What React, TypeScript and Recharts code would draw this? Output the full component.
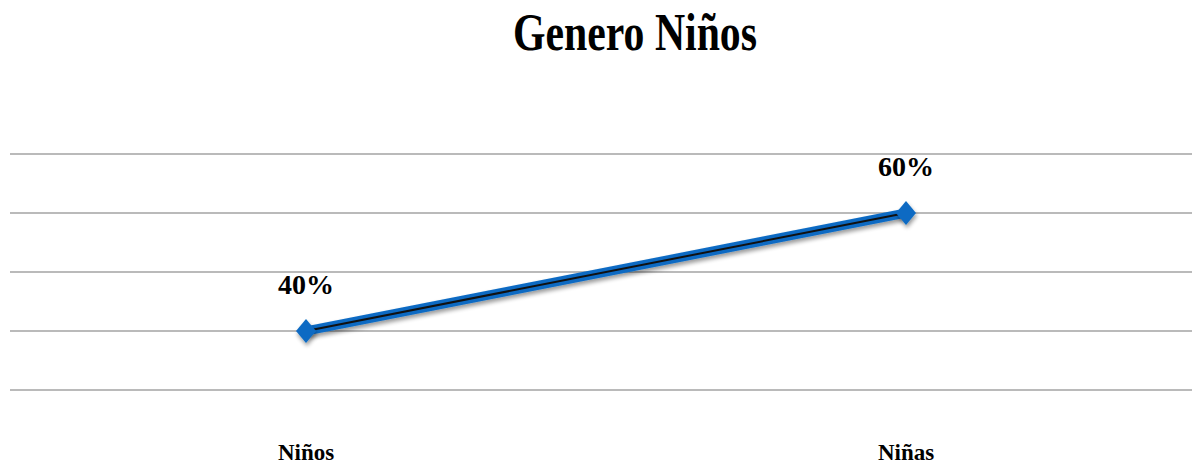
import { LineChart, Line, XAxis, YAxis, CartesianGrid, LabelList } from "recharts";

const categories = ["Niños", "Niñas"];
const percentages = [40, 60];
const yTicks = [30, 40, 50, 60, 70];

const data = categories.map((name, i) => ({ name, value: percentages[i] }));

const BLUE = "#0c6bc3";
const SERIF = '"Liberation Serif", "Times New Roman", serif';

// diamond marker, a bit taller than wide
const Diamond = (props: any) => {
  const { cx, cy } = props;
  if (cx == null || cy == null) return null;
  const w = 10;
  const h = 12;
  return (
    <path
      d={`M${cx},${cy - h} L${cx + w},${cy} L${cx},${cy + h} L${cx - w},${cy} Z`}
      fill={BLUE}
      filter="url(#dropShadow)"
    />
  );
};

const CategoryTick = (props: any) => {
  const { x, payload } = props;
  return (
    <text
      x={x}
      y={460}
      textAnchor="middle"
      fontFamily={SERIF}
      fontWeight="bold"
      fontSize={23}
      fill="#000"
    >
      {payload.value}
    </text>
  );
};

const ValueLabel = (props: any) => {
  const { x, y, value } = props;
  return (
    <text
      x={x}
      y={y - 37}
      textAnchor="middle"
      fontFamily={SERIF}
      fontWeight="bold"
      fontSize={28}
      fill="#000"
    >
      {`${value}%`}
    </text>
  );
};

export default function App() {
  return (
    <div
      style={{
        position: "absolute",
        left: 0,
        top: 0,
        width: 1192,
        height: 467,
        overflow: "hidden",
        background: "#fff",
      }}
    >
      <style>{`.line-body .recharts-line-curve { filter: url(#dropShadow); }`}</style>
      <svg width={0} height={0} style={{ position: "absolute" }}>
        <defs>
          <filter id="dropShadow" x="-20%" y="-50%" width="140%" height="200%">
            <feGaussianBlur in="SourceAlpha" stdDeviation="2" />
            <feOffset dx="1" dy="3" result="off" />
            <feComponentTransfer>
              <feFuncA type="linear" slope="0.4" />
            </feComponentTransfer>
            <feMerge>
              <feMergeNode />
              <feMergeNode in="SourceGraphic" />
            </feMerge>
          </filter>
        </defs>
      </svg>

      <svg
        width={1192}
        height={70}
        style={{ position: "absolute", left: 0, top: 0 }}
      >
        <text
          x={635}
          y={50}
          textAnchor="middle"
          fontFamily={SERIF}
          fontWeight="bold"
          fontSize={52}
          textLength={244}
          lengthAdjust="spacingAndGlyphs"
          fill="#000"
        >
          Genero Niños
        </text>
      </svg>

      <LineChart
        width={1192}
        height={467}
        data={data}
        margin={{ top: 154, right: 0, bottom: 0, left: 10 }}
      >
        <CartesianGrid vertical={false} stroke="#a3a3a3" strokeWidth={1.5} />
        <XAxis
          dataKey="name"
          height={77}
          axisLine={false}
          tickLine={false}
          tickSize={0}
          tickMargin={0}
          padding={{ left: 296, right: 286 }}
          tick={<CategoryTick />}
          interval={0}
        />
        <YAxis hide domain={[30, 70]} ticks={yTicks} />
        <Line
          className="line-body"
          dataKey="value"
          stroke={BLUE}
          strokeWidth={9}
          dot={false}
          activeDot={false}
          isAnimationActive={false}
        />
        <Line
          dataKey="value"
          stroke="#111"
          strokeWidth={2}
          dot={false}
          activeDot={false}
          isAnimationActive={false}
        />
        <Line
          dataKey="value"
          stroke="none"
          dot={<Diamond />}
          activeDot={false}
          isAnimationActive={false}
        >
          <LabelList dataKey="value" content={<ValueLabel />} />
        </Line>
      </LineChart>
    </div>
  );
}
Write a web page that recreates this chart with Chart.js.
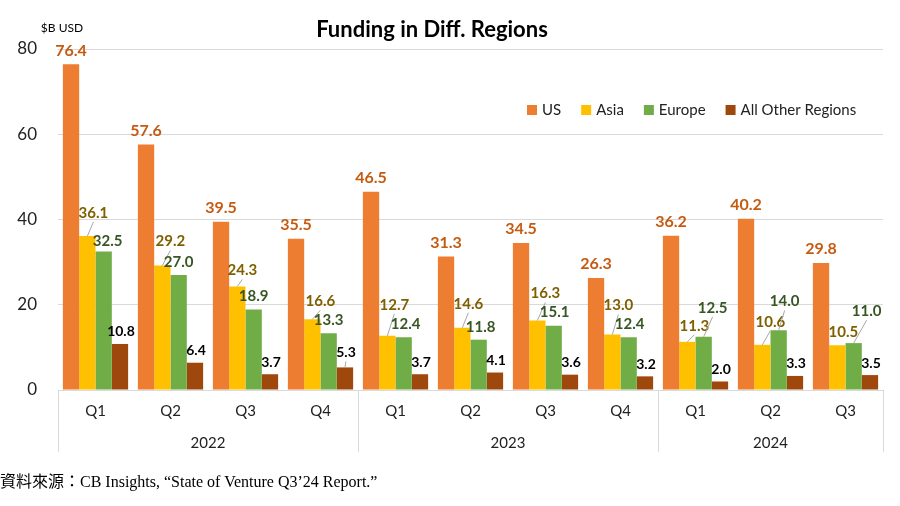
━━━━━━━━━━
_AIM OF THE TASK_: With the pictures left out, restate word for word every line of the data above, from the first down to the line that contains "const data = categories.map((name, i)".

_REPLY TO THE EXERCISE_:
What React, TypeScript and Recharts code would draw this? Output the full component.
import { LineChart, Line, XAxis, YAxis, CartesianGrid, LabelList } from "recharts";

const categories = ["Niños", "Niñas"];
const percentages = [40, 60];
const yTicks = [30, 40, 50, 60, 70];

const data = categories.map((name, i) => ({ name, value: percentages[i] }));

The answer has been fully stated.